WHAT NEEDS TO BE DONE: Without the pictures, write out all the lines below exactly as they appear.

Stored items
'''
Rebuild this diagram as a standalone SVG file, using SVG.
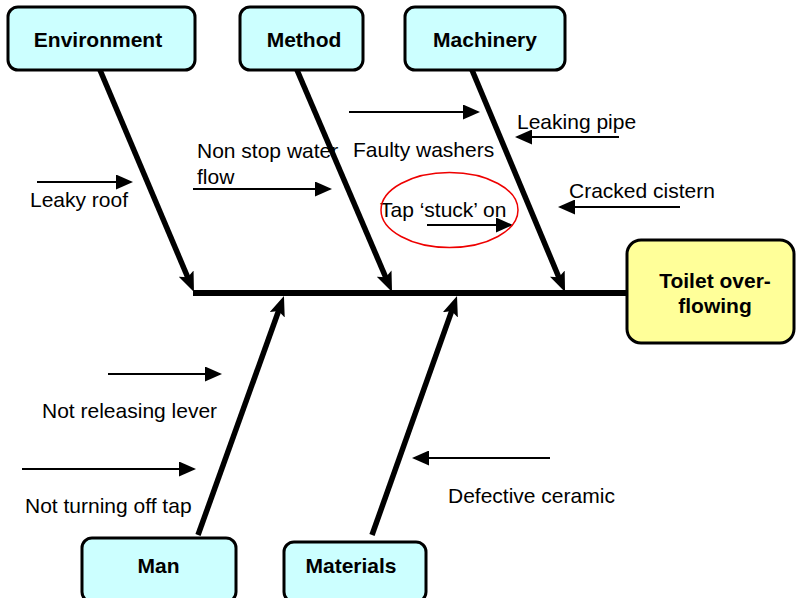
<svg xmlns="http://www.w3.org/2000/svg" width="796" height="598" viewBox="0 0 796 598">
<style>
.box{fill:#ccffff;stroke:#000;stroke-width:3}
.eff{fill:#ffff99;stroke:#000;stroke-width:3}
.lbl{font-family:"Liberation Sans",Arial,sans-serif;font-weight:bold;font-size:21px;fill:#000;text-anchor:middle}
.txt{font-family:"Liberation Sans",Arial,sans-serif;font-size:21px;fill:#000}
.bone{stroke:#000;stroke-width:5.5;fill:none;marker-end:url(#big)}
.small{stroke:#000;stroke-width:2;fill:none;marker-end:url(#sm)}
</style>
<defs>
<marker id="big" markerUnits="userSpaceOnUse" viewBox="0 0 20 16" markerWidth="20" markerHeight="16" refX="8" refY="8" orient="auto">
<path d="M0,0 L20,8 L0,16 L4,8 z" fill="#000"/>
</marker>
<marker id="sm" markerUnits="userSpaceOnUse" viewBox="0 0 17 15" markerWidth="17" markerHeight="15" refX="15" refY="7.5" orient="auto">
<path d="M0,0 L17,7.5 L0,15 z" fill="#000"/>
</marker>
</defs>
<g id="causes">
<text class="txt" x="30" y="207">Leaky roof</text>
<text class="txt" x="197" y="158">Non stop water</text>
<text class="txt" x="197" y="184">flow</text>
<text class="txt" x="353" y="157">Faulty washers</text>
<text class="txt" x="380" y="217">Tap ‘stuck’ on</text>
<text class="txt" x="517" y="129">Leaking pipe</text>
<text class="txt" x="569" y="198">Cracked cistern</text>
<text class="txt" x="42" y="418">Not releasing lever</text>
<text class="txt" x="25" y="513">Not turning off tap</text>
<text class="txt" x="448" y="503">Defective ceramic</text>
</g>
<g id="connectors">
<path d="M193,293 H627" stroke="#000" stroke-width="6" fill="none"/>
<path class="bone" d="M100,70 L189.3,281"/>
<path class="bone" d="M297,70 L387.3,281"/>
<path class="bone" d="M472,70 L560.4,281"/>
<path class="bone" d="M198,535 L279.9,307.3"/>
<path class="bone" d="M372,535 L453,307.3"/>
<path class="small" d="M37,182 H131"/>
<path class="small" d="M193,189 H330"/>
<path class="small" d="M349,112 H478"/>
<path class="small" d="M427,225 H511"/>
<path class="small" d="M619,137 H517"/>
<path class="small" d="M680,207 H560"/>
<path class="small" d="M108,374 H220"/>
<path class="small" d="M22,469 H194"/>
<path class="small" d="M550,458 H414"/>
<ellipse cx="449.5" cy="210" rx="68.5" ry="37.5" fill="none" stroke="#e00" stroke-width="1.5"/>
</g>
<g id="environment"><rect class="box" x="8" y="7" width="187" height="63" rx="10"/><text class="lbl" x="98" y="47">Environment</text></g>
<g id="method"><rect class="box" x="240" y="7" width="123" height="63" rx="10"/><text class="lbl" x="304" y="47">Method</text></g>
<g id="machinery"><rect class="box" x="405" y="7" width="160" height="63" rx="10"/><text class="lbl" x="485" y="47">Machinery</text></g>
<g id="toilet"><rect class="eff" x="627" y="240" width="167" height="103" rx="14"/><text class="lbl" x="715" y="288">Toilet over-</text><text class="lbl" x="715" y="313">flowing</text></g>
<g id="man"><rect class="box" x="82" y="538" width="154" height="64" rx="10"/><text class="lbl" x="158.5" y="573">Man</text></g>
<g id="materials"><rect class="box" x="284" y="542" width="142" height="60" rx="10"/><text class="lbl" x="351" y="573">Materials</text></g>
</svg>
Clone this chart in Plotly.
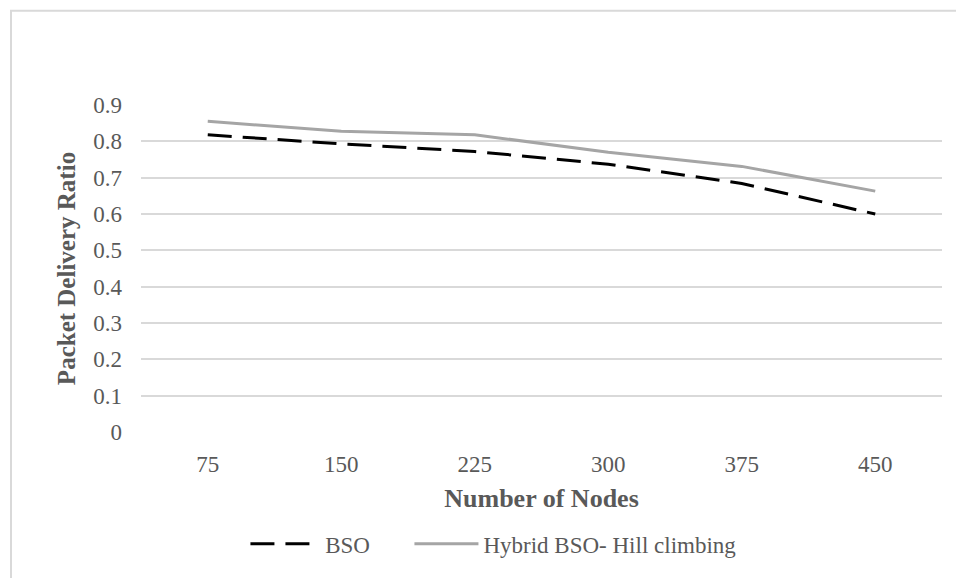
'''
THE COMPLETED TASK:
Rebuild this diagram as a standalone SVG file, using SVG.
<svg xmlns="http://www.w3.org/2000/svg" width="796" height="598" viewBox="0 0 796 598">
<style>
.box{fill:#ccffff;stroke:#000;stroke-width:3}
.eff{fill:#ffff99;stroke:#000;stroke-width:3}
.lbl{font-family:"Liberation Sans",Arial,sans-serif;font-weight:bold;font-size:21px;fill:#000;text-anchor:middle}
.txt{font-family:"Liberation Sans",Arial,sans-serif;font-size:21px;fill:#000}
.bone{stroke:#000;stroke-width:5.5;fill:none;marker-end:url(#big)}
.small{stroke:#000;stroke-width:2;fill:none;marker-end:url(#sm)}
</style>
<defs>
<marker id="big" markerUnits="userSpaceOnUse" viewBox="0 0 20 16" markerWidth="20" markerHeight="16" refX="8" refY="8" orient="auto">
<path d="M0,0 L20,8 L0,16 L4,8 z" fill="#000"/>
</marker>
<marker id="sm" markerUnits="userSpaceOnUse" viewBox="0 0 17 15" markerWidth="17" markerHeight="15" refX="15" refY="7.5" orient="auto">
<path d="M0,0 L17,7.5 L0,15 z" fill="#000"/>
</marker>
</defs>
<g id="causes">
<text class="txt" x="30" y="207">Leaky roof</text>
<text class="txt" x="197" y="158">Non stop water</text>
<text class="txt" x="197" y="184">flow</text>
<text class="txt" x="353" y="157">Faulty washers</text>
<text class="txt" x="380" y="217">Tap ‘stuck’ on</text>
<text class="txt" x="517" y="129">Leaking pipe</text>
<text class="txt" x="569" y="198">Cracked cistern</text>
<text class="txt" x="42" y="418">Not releasing lever</text>
<text class="txt" x="25" y="513">Not turning off tap</text>
<text class="txt" x="448" y="503">Defective ceramic</text>
</g>
<g id="connectors">
<path d="M193,293 H627" stroke="#000" stroke-width="6" fill="none"/>
<path class="bone" d="M100,70 L189.3,281"/>
<path class="bone" d="M297,70 L387.3,281"/>
<path class="bone" d="M472,70 L560.4,281"/>
<path class="bone" d="M198,535 L279.9,307.3"/>
<path class="bone" d="M372,535 L453,307.3"/>
<path class="small" d="M37,182 H131"/>
<path class="small" d="M193,189 H330"/>
<path class="small" d="M349,112 H478"/>
<path class="small" d="M427,225 H511"/>
<path class="small" d="M619,137 H517"/>
<path class="small" d="M680,207 H560"/>
<path class="small" d="M108,374 H220"/>
<path class="small" d="M22,469 H194"/>
<path class="small" d="M550,458 H414"/>
<ellipse cx="449.5" cy="210" rx="68.5" ry="37.5" fill="none" stroke="#e00" stroke-width="1.5"/>
</g>
<g id="environment"><rect class="box" x="8" y="7" width="187" height="63" rx="10"/><text class="lbl" x="98" y="47">Environment</text></g>
<g id="method"><rect class="box" x="240" y="7" width="123" height="63" rx="10"/><text class="lbl" x="304" y="47">Method</text></g>
<g id="machinery"><rect class="box" x="405" y="7" width="160" height="63" rx="10"/><text class="lbl" x="485" y="47">Machinery</text></g>
<g id="toilet"><rect class="eff" x="627" y="240" width="167" height="103" rx="14"/><text class="lbl" x="715" y="288">Toilet over-</text><text class="lbl" x="715" y="313">flowing</text></g>
<g id="man"><rect class="box" x="82" y="538" width="154" height="64" rx="10"/><text class="lbl" x="158.5" y="573">Man</text></g>
<g id="materials"><rect class="box" x="284" y="542" width="142" height="60" rx="10"/><text class="lbl" x="351" y="573">Materials</text></g>
</svg>
Clone this chart in Plotly.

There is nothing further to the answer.